7 Feb

Corner-weighed the car: 1718 lbs fully loaded, full tank but without me. Rear weight percentage is 65.4%, not as much as I thought but I want to run the numbers and see what moving the dry sump tank to the front of the car would do.

Anyhow, after that, went out for a long test drive in the back country. We’re having strange weather, last week it was freezing cold with near hurricane-force winds and tons of hail. One week later it’s 80 degrees. Anyway, right as I was about to turn into one of my favorite twisty roads, I caught sight of a Ferrari turning ahead of me. The first part of the road is straight and he took off like a shot, so naturally I had to see if I could catch up. I did, but he also let off to let me pass. Well that backfired – he knew as well as I did that when two cars are doing “spirited driving”, the guy in front has all of the pressure. He’s first to find out what’s around the next corner: open road, dirt scattered through the turn, water, squirrels, bicyclists, or a cop (turned out to be a bit of each). The guy behind doesn’t have to worry about that stuff and can concentrate on just keeping up. I refuse to get into “who’s got the bigger pair” so drove at 8/10s. Several times the Ferrari would lag back then catch up in a hurry. Toward the end of this road is some pretty twisty bits, so when he lagged behind the last time, I decided, no, you’re not catching up this time. At the end of the road I was pulled over, out of the car, putting on my sweatshirt because it was getting cold at altitude when the Ferrari caught up and pulled over.

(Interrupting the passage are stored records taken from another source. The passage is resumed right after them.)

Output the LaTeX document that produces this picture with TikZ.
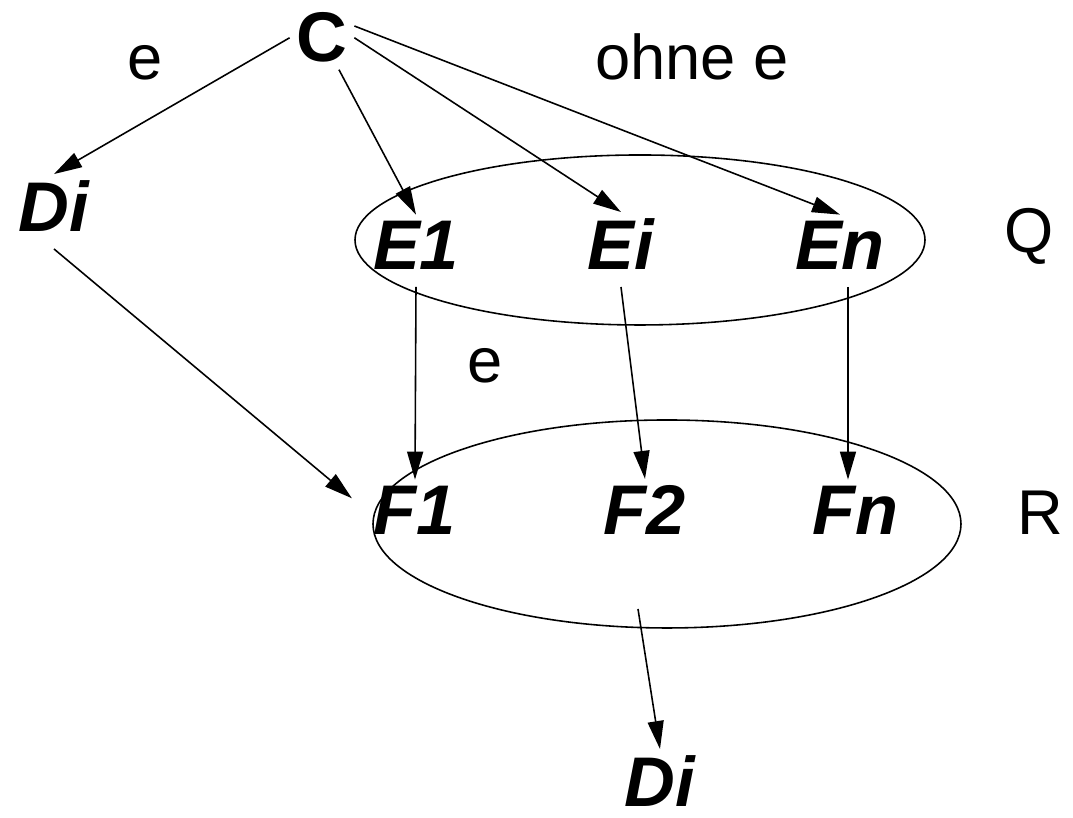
\documentclass[tikz,border=0pt]{standalone}
\usepackage{fontspec}
\setmainfont{Liberation Sans}
\usetikzlibrary{arrows.meta}

\begin{document}
\begin{tikzpicture}[>={Triangle[length=2.8mm,width=1.6mm]},line width=0.45pt,
  lbl/.style={font=\fontsize{18}{22}\selectfont,inner sep=0pt,anchor=base},
  top/.style={font=\fontsize{20}{24}\selectfont\bfseries,inner sep=0pt,outer sep=0.07cm,anchor=base},
  elem/.style={font=\fontsize{20}{24}\selectfont\bfseries\itshape,inner sep=0pt,outer sep=0.07cm,text depth=0.1cm,anchor=base}]
\useasboundingbox (0,0) rectangle (10.73,8.18);
% the two sets
\draw (6.40,5.78) ellipse [x radius=2.85, y radius=0.85];
\draw (6.67,2.94) ellipse [x radius=2.94, y radius=1.04];
\node[top] (C) at (3.22,7.56) {C};
\node[lbl] (eTop) at (1.45,7.38) {e};
\node[lbl] (ohne) at (6.92,7.38) {ohne e};
\node[elem] (Di1) at (0.54,5.86) {Di};
\node[elem] (E1) at (4.16,5.48) {E1};
\node[elem] (Ei) at (6.21,5.48) {Ei};
\node[elem] (En) at (8.40,5.48) {En};
\node[lbl] (Q) at (10.29,5.65) {Q};
\node[lbl] (eMid) at (4.85,4.35) {e};
\node[elem] (F1) at (4.15,2.83) {F1};
\node[elem] (F2) at (6.45,2.83) {F2};
\node[elem] (Fn) at (8.55,2.83) {Fn};
\node[lbl] (R) at (10.40,2.83) {R};
\node[elem,text depth=0pt] (Di2) at (6.60,0.11) {Di};
\coordinate (out) at (6.38,2.09);
% arrows
\draw[->] (C.west) -- (Di1.north);
\draw[->] (C) -- (E1.north);
\draw[->] (C.east) -- (Ei.north);
\draw[->] (C.20) -- (En.north);
\draw[->] (Di1.south) -- ([xshift=-0.15cm]F1.160);
\draw[->] (E1.south) -- (F1.north);
\draw[->] (Ei.south) -- (F2.north);
\draw[->] ([xshift=0.08cm]En.south) -- ([xshift=0.08cm]En.south |- Fn.north);
\draw[->] (out) -- (Di2.north);
\end{tikzpicture}
\end{document}
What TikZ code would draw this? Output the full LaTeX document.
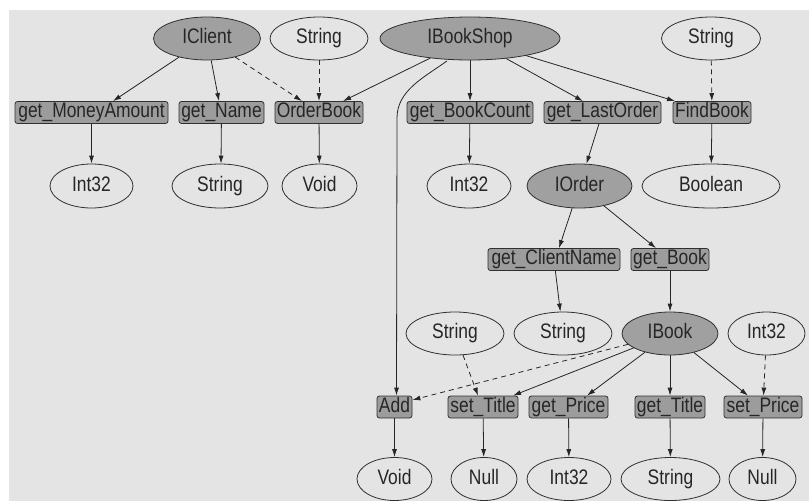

I had a long enjoyable talk with the driver who turned out to be an automotive journalist. He was doing a road review of Ferrari’s first turbocharged street car, the 488 GTB with 661 hp. I learned that the base model has a turn-your-head-and-cough price of $250,000, with this one having another $100,000 in options – yikes. He used to work for Road and Track and is now a freelance writer who knows a lot about everything automotive. He was interested in Midlana and asked a lot of questions, so I was happy to open the engine cover – that’s why the cover’s off – no I hadn’t broken down 🙂 The place we stopped was a very old section of road which is hardly used, that’s why he’s sitting in the middle of the road.

Anyway, back to Midlana’s suspension, it’s definitely working better. The back end can still be made to come around but no longer happens as suddenly and is much easier to control. We’ll have to wait a few weeks to see how that translates at higher speed, but it seems promising.